(Given request)
Search the material below for the word "that" and copy every line in which it occurs.

=== Stored data ===

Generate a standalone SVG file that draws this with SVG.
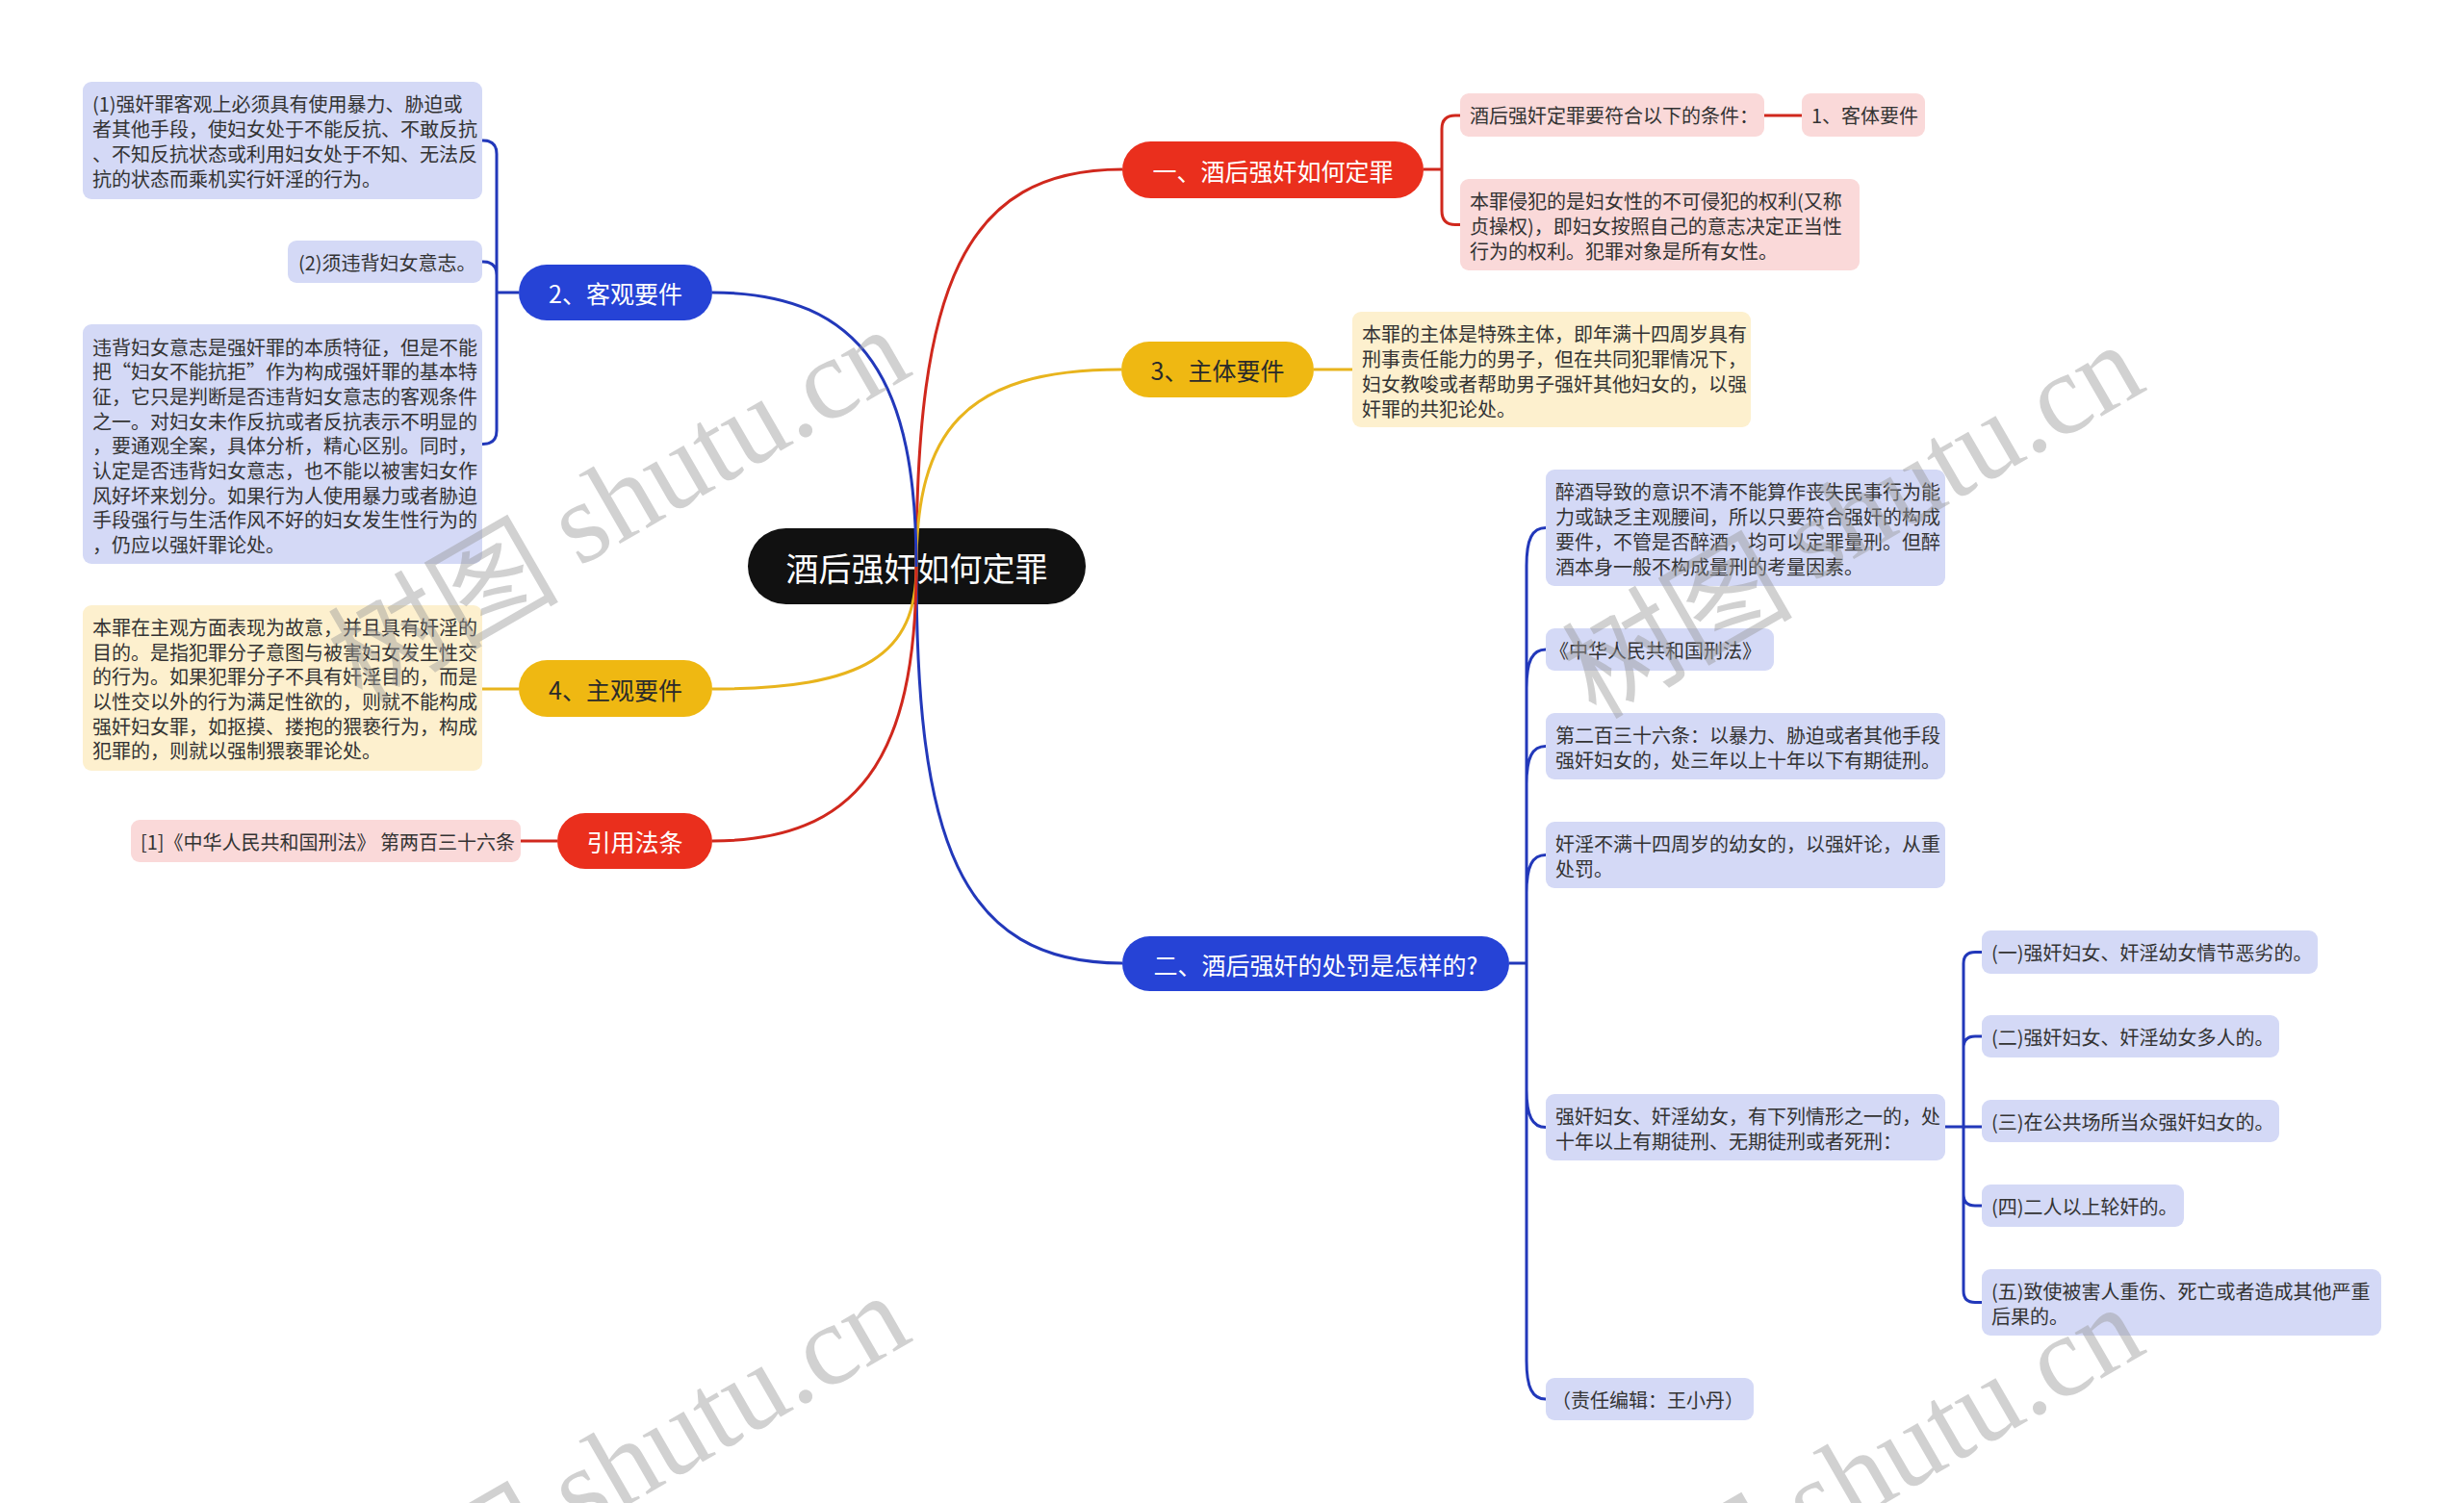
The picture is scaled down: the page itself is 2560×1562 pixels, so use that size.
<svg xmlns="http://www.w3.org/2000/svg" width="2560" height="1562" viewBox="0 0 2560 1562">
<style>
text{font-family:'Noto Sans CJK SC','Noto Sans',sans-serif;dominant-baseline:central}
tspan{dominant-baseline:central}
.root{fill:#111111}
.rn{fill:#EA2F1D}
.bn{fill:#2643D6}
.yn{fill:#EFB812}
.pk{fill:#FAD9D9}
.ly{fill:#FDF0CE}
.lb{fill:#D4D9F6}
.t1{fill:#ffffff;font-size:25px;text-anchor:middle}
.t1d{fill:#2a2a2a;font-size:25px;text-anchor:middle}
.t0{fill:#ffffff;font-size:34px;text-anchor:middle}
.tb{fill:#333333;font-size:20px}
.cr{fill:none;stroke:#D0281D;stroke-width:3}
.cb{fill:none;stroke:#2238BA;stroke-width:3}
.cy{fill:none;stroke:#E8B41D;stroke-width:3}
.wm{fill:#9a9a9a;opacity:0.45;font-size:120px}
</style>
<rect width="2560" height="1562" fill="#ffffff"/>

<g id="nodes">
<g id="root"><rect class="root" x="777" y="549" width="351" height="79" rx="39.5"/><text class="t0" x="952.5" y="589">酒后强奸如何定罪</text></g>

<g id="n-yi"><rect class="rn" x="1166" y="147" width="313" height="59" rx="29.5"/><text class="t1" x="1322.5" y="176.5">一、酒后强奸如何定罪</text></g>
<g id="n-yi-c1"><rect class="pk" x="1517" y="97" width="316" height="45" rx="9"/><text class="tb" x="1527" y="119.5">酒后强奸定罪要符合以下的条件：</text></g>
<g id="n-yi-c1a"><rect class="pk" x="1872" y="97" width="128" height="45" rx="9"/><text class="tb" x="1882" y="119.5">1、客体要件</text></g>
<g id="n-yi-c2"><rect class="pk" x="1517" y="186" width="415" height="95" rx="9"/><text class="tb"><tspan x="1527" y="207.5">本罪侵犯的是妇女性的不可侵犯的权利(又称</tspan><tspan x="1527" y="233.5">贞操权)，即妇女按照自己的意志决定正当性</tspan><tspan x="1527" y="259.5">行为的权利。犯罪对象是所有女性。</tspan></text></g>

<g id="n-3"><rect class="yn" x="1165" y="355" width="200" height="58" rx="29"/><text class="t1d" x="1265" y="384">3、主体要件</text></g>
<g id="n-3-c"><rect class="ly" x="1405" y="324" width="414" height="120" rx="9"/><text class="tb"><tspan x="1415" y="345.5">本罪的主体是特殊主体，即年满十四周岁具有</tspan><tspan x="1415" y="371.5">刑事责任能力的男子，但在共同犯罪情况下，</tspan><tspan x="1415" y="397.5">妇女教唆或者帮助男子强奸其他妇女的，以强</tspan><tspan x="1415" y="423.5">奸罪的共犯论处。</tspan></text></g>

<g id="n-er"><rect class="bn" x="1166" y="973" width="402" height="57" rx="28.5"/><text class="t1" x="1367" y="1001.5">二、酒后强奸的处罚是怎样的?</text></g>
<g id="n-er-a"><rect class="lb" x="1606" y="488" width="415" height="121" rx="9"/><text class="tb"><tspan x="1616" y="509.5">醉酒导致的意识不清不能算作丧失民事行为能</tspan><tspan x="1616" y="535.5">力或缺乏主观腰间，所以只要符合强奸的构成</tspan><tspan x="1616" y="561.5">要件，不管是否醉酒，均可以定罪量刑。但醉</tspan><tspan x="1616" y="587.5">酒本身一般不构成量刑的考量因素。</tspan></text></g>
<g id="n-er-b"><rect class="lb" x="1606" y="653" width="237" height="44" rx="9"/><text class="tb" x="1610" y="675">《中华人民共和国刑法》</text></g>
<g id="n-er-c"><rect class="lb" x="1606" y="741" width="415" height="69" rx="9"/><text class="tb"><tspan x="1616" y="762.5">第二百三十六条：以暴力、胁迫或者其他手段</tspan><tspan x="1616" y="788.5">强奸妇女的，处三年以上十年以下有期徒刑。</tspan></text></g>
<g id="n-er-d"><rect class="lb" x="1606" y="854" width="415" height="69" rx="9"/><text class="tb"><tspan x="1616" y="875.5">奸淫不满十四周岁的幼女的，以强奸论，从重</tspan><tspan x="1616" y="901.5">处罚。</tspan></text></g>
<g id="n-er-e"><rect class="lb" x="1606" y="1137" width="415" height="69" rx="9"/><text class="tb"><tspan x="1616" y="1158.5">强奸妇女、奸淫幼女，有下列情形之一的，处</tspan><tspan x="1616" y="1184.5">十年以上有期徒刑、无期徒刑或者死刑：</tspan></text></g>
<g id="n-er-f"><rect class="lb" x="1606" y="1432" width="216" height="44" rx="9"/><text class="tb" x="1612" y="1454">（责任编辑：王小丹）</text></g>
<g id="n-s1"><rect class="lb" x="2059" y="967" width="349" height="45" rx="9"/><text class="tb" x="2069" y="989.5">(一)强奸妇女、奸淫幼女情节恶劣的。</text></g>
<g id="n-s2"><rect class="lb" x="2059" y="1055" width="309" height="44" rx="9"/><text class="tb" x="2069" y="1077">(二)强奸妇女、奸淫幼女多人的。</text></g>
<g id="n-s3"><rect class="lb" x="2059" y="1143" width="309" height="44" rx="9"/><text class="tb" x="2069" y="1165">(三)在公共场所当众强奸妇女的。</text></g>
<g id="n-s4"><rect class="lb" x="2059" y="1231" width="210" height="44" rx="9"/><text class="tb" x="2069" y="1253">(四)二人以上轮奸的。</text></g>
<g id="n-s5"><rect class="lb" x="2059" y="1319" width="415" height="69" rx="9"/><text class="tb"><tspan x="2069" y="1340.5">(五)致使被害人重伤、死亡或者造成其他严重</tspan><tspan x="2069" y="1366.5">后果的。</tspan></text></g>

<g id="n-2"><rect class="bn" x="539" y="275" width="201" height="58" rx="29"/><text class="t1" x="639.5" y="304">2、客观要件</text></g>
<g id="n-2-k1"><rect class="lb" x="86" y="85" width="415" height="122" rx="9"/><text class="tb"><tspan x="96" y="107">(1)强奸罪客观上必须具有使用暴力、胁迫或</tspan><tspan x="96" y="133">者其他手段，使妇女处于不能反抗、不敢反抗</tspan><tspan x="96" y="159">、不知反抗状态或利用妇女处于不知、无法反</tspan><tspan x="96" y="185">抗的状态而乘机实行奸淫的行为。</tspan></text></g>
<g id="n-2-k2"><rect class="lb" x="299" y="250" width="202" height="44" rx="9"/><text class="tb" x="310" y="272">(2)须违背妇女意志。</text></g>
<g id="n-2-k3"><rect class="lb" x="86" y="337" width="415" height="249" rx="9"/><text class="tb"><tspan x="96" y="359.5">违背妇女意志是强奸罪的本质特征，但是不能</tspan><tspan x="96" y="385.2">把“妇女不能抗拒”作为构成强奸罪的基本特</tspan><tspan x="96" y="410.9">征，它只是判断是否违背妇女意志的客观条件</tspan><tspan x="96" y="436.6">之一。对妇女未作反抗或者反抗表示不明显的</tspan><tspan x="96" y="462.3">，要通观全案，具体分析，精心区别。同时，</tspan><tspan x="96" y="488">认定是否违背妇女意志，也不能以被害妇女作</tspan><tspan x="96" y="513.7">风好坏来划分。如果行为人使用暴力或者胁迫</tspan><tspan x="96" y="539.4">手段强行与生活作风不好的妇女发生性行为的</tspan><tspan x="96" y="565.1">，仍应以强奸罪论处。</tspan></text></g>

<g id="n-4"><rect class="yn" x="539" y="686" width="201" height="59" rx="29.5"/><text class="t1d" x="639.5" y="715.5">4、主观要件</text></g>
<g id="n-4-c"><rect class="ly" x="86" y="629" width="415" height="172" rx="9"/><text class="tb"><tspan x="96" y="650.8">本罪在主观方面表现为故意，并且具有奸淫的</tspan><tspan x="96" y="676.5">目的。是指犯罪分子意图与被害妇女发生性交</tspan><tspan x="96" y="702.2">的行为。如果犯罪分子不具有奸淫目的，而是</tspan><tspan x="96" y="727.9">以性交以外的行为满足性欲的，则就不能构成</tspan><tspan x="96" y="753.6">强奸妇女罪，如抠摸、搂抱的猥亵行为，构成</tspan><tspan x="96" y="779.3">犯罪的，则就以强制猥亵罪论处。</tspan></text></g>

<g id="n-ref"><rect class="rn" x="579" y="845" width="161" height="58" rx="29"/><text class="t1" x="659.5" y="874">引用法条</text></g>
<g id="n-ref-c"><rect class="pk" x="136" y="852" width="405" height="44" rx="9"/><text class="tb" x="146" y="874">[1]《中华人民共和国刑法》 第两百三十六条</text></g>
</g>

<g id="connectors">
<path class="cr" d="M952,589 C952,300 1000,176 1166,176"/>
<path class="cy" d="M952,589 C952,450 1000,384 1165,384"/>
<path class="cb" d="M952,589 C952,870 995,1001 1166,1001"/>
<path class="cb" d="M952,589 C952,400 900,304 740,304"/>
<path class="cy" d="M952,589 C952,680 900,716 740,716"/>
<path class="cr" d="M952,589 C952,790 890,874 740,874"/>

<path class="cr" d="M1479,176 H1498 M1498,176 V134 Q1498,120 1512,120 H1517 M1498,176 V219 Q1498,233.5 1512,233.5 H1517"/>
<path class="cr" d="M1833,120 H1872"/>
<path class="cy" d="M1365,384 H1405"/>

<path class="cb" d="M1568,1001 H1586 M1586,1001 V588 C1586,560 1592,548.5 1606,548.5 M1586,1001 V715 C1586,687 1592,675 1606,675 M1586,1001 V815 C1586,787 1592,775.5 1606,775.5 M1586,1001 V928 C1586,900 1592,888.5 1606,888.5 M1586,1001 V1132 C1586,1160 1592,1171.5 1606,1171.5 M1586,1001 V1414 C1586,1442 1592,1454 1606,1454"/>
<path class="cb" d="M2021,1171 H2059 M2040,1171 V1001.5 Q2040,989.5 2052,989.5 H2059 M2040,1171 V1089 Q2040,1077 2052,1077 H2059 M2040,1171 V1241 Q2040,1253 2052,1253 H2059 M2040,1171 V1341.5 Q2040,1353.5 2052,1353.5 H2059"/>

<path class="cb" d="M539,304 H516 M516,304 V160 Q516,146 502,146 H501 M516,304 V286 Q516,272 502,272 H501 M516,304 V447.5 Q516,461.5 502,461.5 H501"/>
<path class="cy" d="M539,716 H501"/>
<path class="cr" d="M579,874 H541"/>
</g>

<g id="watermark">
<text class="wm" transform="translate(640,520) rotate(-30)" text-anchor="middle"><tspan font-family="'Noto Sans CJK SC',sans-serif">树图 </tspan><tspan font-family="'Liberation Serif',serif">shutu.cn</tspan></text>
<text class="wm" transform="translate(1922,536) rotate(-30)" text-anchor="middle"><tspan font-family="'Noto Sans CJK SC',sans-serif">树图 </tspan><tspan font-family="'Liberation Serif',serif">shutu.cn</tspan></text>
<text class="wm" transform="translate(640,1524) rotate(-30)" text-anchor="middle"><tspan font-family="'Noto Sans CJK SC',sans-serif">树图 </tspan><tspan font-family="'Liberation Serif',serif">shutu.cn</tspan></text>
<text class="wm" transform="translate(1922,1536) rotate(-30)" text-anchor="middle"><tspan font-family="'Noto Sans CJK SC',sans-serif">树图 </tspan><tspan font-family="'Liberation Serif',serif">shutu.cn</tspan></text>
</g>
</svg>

===

(Solution to this task)
Generate a standalone SVG file that draws this with SVG.
The picture is scaled down: the page itself is 2560×1562 pixels, so use that size.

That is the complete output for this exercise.